Jesus is Better Than Identity in Anything Else

Where are you placing your identity outside of Jesus?

Where are you placing your identity outside of Jesus?


Online personality quizzes. Love ‘em or hate ‘em. They’ve become part and parcel of Internet life. We’re used to them popping up on our newsfeeds, uncovering apparently profound revelations about our friends (or at least about how our friends spend their time):

  • “Which Downton Abbey character are you?"
  • “Which city should you actually live in?”
  • “Which Disney princess are you?”

And for all that they are just another bit of harmless internet fun. There’s also something about them that’s intriguing and attractive. We're drawn to the idea of defining ourselves, labelling ourselves, although of course we’ll happily not share a particular quiz's results if they don’t square so nicely with how we like to think of ourselves.

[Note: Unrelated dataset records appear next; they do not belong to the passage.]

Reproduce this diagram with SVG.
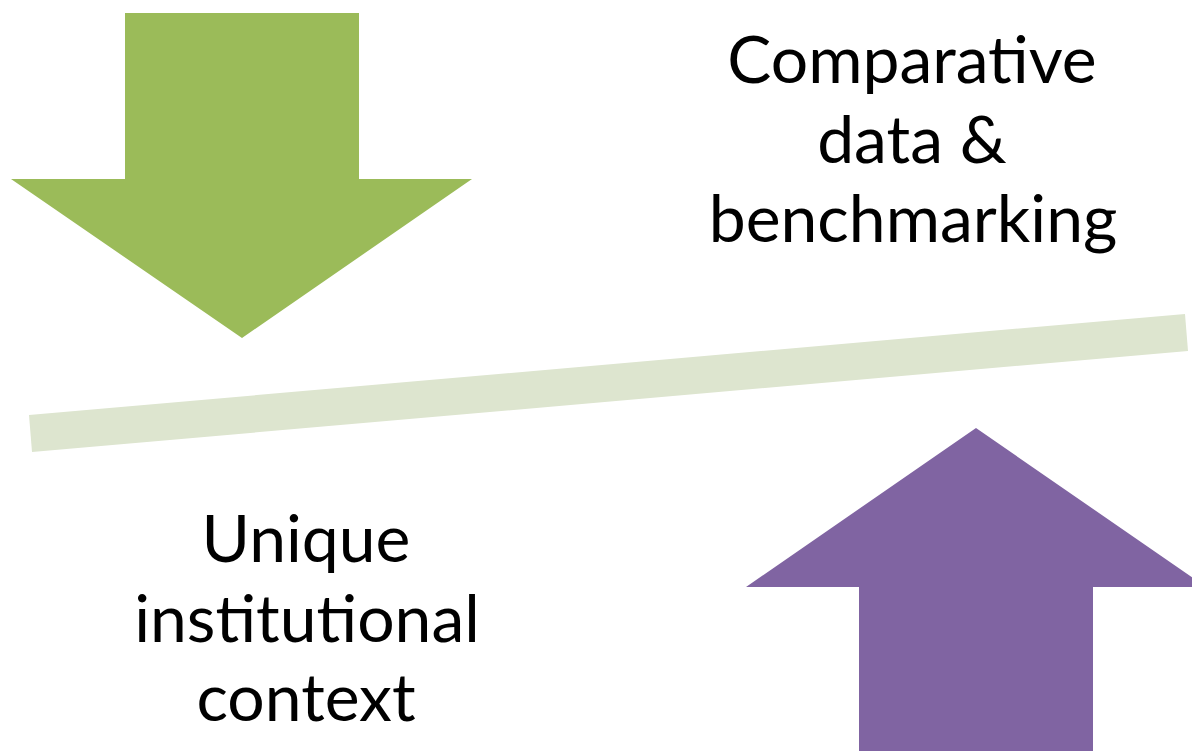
<svg xmlns="http://www.w3.org/2000/svg" width="1192" height="751" viewBox="0 0 1192 751">
  <style>
    .lbl { font-family: Lato, "Open Sans", "Liberation Sans", sans-serif; font-size: 66px; fill: #000000; text-anchor: middle; }
  </style>
  <rect x="0" y="0" width="1192" height="751" fill="#ffffff"/>
  <g id="balance-bar">
    <polygon points="29,415 1185,314 1188,351 32,452" fill="#DDE5CF"/>
  </g>
  <g id="down-arrow">
    <polygon points="125,13 359,13 359,179 472,179 242,338 11,179 125,179" fill="#9BBB59"/>
  </g>
  <g id="up-arrow">
    <polygon points="976,428 1206,587 1093,587 1093,751 859,751 859,587 746,587" fill="#8064A2"/>
  </g>
  <g id="label-comparative">
    <text class="lbl" x="912" y="83">Comparative</text>
    <text class="lbl" x="912" y="163">data &amp;</text>
    <text class="lbl" x="913" y="242">benchmarking</text>
  </g>
  <g id="label-unique">
    <text class="lbl" x="306" y="562">Unique</text>
    <text class="lbl" x="307" y="642">institutional</text>
    <text class="lbl" x="306" y="721">context</text>
  </g>
</svg>
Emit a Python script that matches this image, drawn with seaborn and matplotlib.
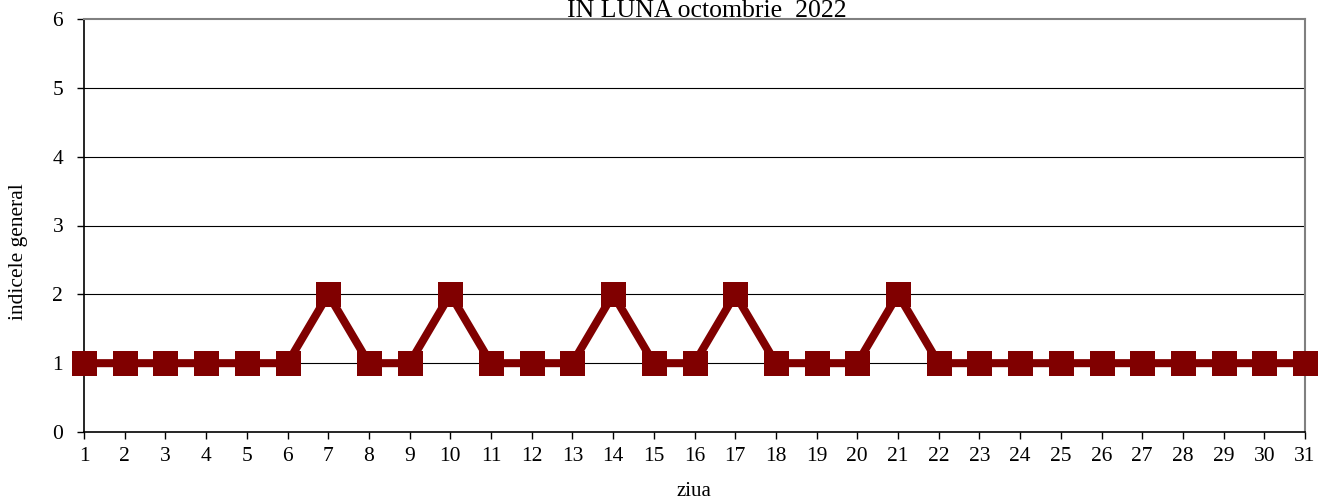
import matplotlib
matplotlib.use("Agg")
import matplotlib.pyplot as plt
import seaborn as sns
import pandas as pd

days = list(range(1, 32))
values = [1, 1, 1, 1, 1, 1, 2, 1, 1, 2, 1, 1, 1, 2, 1, 1, 2, 1, 1, 1, 2,
          1, 1, 1, 1, 1, 1, 1, 1, 1, 1]
title = "IN LUNA octombrie  2022"

sns.set_theme(style="white")
plt.rcParams['font.family'] = ['Liberation Serif', 'DejaVu Serif']

fig = plt.figure(figsize=(13.27, 5), dpi=100)
ax = fig.add_axes([84/1327, 68/500, (1305-84)/1327, (432-19)/500])

df = pd.DataFrame({"ziua": days, "indice": values})
ax.set_ylim(0, 6)
ax.set_xlim(1, 31)
ax.set_yticks(range(0, 7))
ax.set_xticks(days)
for y in range(1, 6):
    ax.axhline(y, color="black", lw=0.8, zorder=1)

sns.lineplot(data=df, x="ziua", y="indice", ax=ax, color="#800000", lw=5.8,
             marker="s", markersize=18, markeredgewidth=0, clip_on=False, zorder=3)

fig.text(707/1327, 1 - 11/500, title, fontsize=18.5, ha="center", va="center",
         color="black")
fig.text(694/1327, 1 - 492/500, "ziua", fontsize=15, ha="center", va="center",
         color="black")
fig.text(19/1327, 1 - 252/500, "indicele general", fontsize=15.5, ha="center",
         va="center", rotation=90, color="black")
ax.set_xlabel("")
ax.set_ylabel("")
ax.tick_params(axis="both", labelsize=15.5, length=5, width=1, direction="out",
               colors="black", bottom=True, left=True)
ax.tick_params(axis="x", pad=6)
ax.tick_params(axis="y", pad=10)
for s in ["left", "bottom"]:
    ax.spines[s].set_color("black")
    ax.spines[s].set_linewidth(1.2)
for s in ["top", "right"]:
    ax.spines[s].set_color("#808080")
    ax.spines[s].set_linewidth(1.5)

fig.savefig("out.png", dpi=100)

(Oh, and before you ask, I was Queen Elsa).

But what about when we ask ourselves a slightly different question:

When God turns his attention to you, what does he think of you? How does he see you?

How we answer that will take us to the heart of what we think primarily defines us, and how we understand our Christian identity. Of course much life can feel like one long identity crisis, particularly when our circumstances change.

I remember leaving my home for the first time, and heading off to the sunny climes of South Africa for six months. I loved inhaling the new experiences and cultures, but I was also very aware that things had changed. I didn’t have family, friends, or my church family around me, and suddenly I found myself asking “who am I?”

Identity Issues in Galatia

I needed to learn that Jesus is better than finding my identity anywhere else.

And it’s not just individuals who go through identity crises. Whole churches can suffer from them too. The Apostle Paul’s letter to the church in Galatia reveals a young group of Christians suffering from what we could describe as an identity crisis.

And Paul’s response takes us to the heart of why Jesus is better than finding our identity anywhere else.

The Galatian church were being heavily influenced by another group of believers who were calling their very Christian identity into question. They were being told that the way to grow and mature in the Christian life was to keep parts of the Old Testament law, to get circumcised, and to remember special so-called holy days. The implication was that only in doing these things could the Galatians be sure that when God looked at them he was pleased. Naturally it sounded so holy, so spiritual: “Yes, Jesus is important, of course he is, but if you were truly part of God’s family, you’d also be doing this…” But it was dangerous because it was subtle. And when Paul got wind of what was going on, there were fireworks.

Take a look at this section towards the end of chapter three:

26 So in Christ Jesus you are all children of God through faith, 27 for all of you who were baptised into Christ have clothed yourselves with Christ. 28 There is neither Jew nor Gentile, neither slave nor free, nor is there male and female, for you are all one in Christ Jesus. 29 If you belong to Christ, then you are Abraham’s seed, and heirs according to the promise.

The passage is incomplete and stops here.